Start
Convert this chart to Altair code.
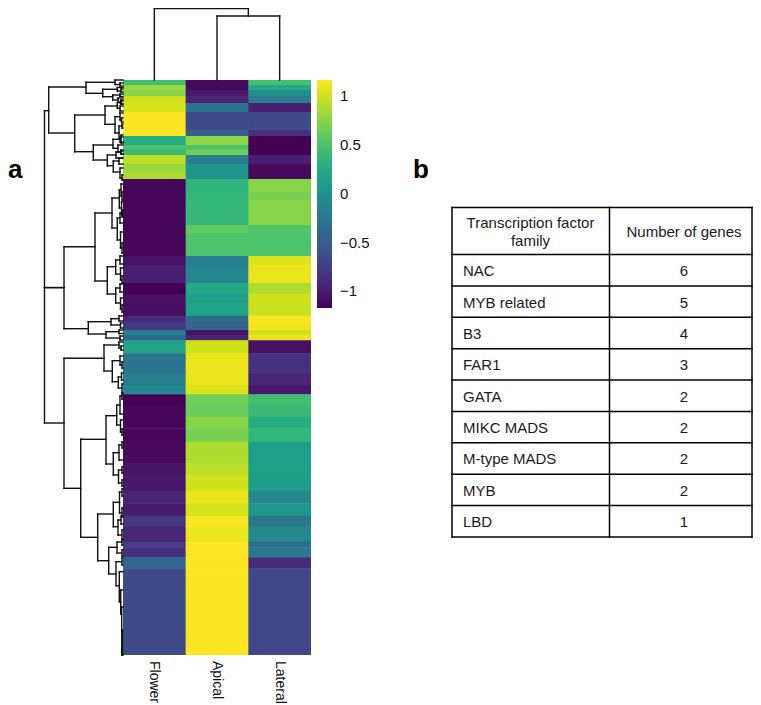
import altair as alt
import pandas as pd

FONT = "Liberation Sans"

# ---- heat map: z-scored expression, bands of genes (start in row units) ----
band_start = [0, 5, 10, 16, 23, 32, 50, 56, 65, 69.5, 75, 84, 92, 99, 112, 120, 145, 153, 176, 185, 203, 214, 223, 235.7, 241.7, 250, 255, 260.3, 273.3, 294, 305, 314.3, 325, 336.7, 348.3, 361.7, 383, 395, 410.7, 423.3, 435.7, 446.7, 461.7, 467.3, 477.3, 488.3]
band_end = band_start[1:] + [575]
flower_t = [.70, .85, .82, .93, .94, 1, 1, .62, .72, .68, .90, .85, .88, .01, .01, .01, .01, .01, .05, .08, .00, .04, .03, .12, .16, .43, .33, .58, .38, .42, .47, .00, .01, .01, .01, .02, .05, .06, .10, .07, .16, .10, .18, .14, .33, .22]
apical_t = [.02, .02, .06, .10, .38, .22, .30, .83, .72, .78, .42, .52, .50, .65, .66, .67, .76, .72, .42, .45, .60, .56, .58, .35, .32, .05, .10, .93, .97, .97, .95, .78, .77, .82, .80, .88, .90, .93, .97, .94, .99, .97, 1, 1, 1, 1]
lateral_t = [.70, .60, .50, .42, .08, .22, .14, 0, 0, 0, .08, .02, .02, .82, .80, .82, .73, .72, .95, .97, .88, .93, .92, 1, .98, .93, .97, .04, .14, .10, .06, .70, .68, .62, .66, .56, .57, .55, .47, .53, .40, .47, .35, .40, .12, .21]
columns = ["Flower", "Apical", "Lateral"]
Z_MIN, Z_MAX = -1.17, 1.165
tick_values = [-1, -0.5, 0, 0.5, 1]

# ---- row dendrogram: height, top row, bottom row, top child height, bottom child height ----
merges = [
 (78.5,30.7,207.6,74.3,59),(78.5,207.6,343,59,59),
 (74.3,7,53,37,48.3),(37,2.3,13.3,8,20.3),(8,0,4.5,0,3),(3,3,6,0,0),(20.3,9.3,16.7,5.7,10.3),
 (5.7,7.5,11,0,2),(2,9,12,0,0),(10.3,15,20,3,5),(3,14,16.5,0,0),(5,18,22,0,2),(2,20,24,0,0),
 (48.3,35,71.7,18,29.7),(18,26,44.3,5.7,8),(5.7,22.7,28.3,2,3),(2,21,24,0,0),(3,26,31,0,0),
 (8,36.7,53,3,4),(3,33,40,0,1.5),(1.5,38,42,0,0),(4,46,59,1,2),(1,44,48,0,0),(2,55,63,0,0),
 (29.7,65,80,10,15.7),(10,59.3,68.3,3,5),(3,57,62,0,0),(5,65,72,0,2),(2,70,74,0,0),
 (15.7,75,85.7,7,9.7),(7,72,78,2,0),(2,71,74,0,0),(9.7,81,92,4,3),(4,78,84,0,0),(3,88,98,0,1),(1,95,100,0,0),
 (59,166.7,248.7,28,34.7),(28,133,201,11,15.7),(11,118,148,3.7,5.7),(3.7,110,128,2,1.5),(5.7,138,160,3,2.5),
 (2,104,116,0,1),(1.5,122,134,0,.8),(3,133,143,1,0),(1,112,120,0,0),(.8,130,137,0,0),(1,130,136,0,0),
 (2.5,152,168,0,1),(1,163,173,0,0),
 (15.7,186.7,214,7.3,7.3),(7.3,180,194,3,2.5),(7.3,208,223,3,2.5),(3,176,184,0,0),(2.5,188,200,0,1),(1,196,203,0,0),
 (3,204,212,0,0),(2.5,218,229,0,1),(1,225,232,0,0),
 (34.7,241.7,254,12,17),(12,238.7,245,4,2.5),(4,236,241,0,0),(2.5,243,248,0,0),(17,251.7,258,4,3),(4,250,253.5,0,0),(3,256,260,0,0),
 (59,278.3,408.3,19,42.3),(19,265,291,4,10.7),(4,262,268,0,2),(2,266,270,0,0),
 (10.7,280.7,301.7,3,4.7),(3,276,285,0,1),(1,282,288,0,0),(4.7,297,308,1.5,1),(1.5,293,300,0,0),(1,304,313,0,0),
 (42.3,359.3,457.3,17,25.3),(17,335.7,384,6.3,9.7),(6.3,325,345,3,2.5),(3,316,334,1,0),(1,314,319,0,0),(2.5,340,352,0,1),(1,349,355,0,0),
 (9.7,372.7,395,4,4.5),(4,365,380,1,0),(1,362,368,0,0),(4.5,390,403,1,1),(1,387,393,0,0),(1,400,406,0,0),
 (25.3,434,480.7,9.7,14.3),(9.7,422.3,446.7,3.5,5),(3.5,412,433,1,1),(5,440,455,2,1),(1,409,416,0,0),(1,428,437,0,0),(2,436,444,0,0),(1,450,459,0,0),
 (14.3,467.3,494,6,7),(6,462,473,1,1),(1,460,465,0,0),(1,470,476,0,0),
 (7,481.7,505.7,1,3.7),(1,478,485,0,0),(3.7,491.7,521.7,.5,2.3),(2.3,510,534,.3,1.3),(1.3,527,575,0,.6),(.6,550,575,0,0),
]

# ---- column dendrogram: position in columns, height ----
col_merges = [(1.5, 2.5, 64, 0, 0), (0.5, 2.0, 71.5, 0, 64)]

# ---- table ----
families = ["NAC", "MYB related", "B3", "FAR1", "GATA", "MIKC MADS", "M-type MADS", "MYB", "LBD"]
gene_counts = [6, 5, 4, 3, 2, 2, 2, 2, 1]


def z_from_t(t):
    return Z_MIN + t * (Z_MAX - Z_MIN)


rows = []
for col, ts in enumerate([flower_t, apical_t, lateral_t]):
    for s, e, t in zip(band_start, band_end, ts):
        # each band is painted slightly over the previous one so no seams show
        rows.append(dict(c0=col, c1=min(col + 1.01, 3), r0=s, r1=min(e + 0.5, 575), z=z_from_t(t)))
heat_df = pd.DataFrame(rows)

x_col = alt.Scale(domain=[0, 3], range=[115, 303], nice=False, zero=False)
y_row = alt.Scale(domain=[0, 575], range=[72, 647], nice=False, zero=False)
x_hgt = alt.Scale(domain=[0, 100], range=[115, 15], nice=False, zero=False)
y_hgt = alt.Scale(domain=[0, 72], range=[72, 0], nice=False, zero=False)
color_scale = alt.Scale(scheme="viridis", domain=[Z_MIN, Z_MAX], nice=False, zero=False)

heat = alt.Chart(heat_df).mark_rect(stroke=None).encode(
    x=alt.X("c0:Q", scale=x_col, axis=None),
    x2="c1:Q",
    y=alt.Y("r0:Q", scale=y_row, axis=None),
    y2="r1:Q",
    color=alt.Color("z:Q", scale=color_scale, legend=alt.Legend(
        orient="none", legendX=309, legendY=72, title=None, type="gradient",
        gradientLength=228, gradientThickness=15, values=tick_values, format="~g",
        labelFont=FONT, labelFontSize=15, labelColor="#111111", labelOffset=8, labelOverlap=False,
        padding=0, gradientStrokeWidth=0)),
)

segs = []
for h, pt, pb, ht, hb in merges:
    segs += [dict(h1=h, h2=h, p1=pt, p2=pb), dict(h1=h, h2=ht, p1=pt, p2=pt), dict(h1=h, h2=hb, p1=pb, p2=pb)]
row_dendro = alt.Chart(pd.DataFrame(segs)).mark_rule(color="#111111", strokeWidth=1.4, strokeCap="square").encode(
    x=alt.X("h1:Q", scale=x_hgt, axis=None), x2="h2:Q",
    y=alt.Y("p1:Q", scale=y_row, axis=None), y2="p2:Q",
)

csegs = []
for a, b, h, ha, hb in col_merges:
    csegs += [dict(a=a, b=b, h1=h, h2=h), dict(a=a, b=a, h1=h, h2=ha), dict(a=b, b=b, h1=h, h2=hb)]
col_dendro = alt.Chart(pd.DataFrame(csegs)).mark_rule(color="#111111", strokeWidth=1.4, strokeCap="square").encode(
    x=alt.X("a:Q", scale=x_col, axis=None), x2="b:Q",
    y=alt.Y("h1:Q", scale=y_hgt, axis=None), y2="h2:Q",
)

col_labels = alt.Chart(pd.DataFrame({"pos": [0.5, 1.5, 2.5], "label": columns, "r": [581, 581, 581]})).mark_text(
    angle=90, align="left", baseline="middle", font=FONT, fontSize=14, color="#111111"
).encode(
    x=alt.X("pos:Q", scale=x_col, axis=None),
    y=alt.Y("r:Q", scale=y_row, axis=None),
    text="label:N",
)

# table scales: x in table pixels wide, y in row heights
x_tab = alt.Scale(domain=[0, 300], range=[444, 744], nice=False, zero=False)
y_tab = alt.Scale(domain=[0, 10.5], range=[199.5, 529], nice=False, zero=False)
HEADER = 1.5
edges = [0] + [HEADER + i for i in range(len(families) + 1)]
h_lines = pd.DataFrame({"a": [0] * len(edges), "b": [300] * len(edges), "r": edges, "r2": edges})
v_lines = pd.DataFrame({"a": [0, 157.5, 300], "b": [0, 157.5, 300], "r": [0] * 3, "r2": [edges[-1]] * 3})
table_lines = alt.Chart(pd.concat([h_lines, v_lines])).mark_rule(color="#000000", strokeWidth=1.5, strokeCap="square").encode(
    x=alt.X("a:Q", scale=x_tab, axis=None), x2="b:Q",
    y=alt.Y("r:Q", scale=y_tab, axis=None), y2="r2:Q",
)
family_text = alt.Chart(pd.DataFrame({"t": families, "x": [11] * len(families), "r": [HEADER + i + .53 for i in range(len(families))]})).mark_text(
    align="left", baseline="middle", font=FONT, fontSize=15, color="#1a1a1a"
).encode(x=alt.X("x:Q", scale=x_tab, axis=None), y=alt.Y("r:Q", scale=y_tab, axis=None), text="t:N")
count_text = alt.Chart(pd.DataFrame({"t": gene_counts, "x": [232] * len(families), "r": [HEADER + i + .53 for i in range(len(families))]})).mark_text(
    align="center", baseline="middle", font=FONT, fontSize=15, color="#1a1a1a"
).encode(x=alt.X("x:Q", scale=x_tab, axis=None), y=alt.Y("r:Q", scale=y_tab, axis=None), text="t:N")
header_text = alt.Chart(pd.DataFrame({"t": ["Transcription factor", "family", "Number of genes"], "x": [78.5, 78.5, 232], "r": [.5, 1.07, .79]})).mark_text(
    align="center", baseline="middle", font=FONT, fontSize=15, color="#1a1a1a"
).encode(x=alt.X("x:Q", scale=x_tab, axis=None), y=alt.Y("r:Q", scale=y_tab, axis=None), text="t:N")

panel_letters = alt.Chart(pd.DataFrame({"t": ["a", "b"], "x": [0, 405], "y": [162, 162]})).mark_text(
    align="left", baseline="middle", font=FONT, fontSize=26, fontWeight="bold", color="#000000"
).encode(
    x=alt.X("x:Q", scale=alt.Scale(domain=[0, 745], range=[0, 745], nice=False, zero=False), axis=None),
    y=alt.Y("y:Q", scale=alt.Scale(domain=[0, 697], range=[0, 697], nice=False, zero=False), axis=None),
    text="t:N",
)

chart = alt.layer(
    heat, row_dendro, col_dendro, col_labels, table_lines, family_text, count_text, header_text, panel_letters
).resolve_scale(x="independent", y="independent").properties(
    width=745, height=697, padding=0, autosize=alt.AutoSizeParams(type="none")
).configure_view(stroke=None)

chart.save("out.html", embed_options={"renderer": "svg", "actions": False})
End
# Goal of the exercise:
Exactly reproduce the run of lines from the start of the listing through the line with "tick_values = [-1, -0.5, 0, 0.5, 1]", inclusive; pictures are not copied.

# Correct response:
Convert this chart to Altair code.
import altair as alt
import pandas as pd

FONT = "Liberation Sans"

# ---- heat map: z-scored expression, bands of genes (start in row units) ----
band_start = [0, 5, 10, 16, 23, 32, 50, 56, 65, 69.5, 75, 84, 92, 99, 112, 120, 145, 153, 176, 185, 203, 214, 223, 235.7, 241.7, 250, 255, 260.3, 273.3, 294, 305, 314.3, 325, 336.7, 348.3, 361.7, 383, 395, 410.7, 423.3, 435.7, 446.7, 461.7, 467.3, 477.3, 488.3]
band_end = band_start[1:] + [575]
flower_t = [.70, .85, .82, .93, .94, 1, 1, .62, .72, .68, .90, .85, .88, .01, .01, .01, .01, .01, .05, .08, .00, .04, .03, .12, .16, .43, .33, .58, .38, .42, .47, .00, .01, .01, .01, .02, .05, .06, .10, .07, .16, .10, .18, .14, .33, .22]
apical_t = [.02, .02, .06, .10, .38, .22, .30, .83, .72, .78, .42, .52, .50, .65, .66, .67, .76, .72, .42, .45, .60, .56, .58, .35, .32, .05, .10, .93, .97, .97, .95, .78, .77, .82, .80, .88, .90, .93, .97, .94, .99, .97, 1, 1, 1, 1]
lateral_t = [.70, .60, .50, .42, .08, .22, .14, 0, 0, 0, .08, .02, .02, .82, .80, .82, .73, .72, .95, .97, .88, .93, .92, 1, .98, .93, .97, .04, .14, .10, .06, .70, .68, .62, .66, .56, .57, .55, .47, .53, .40, .47, .35, .40, .12, .21]
columns = ["Flower", "Apical", "Lateral"]
Z_MIN, Z_MAX = -1.17, 1.165
tick_values = [-1, -0.5, 0, 0.5, 1]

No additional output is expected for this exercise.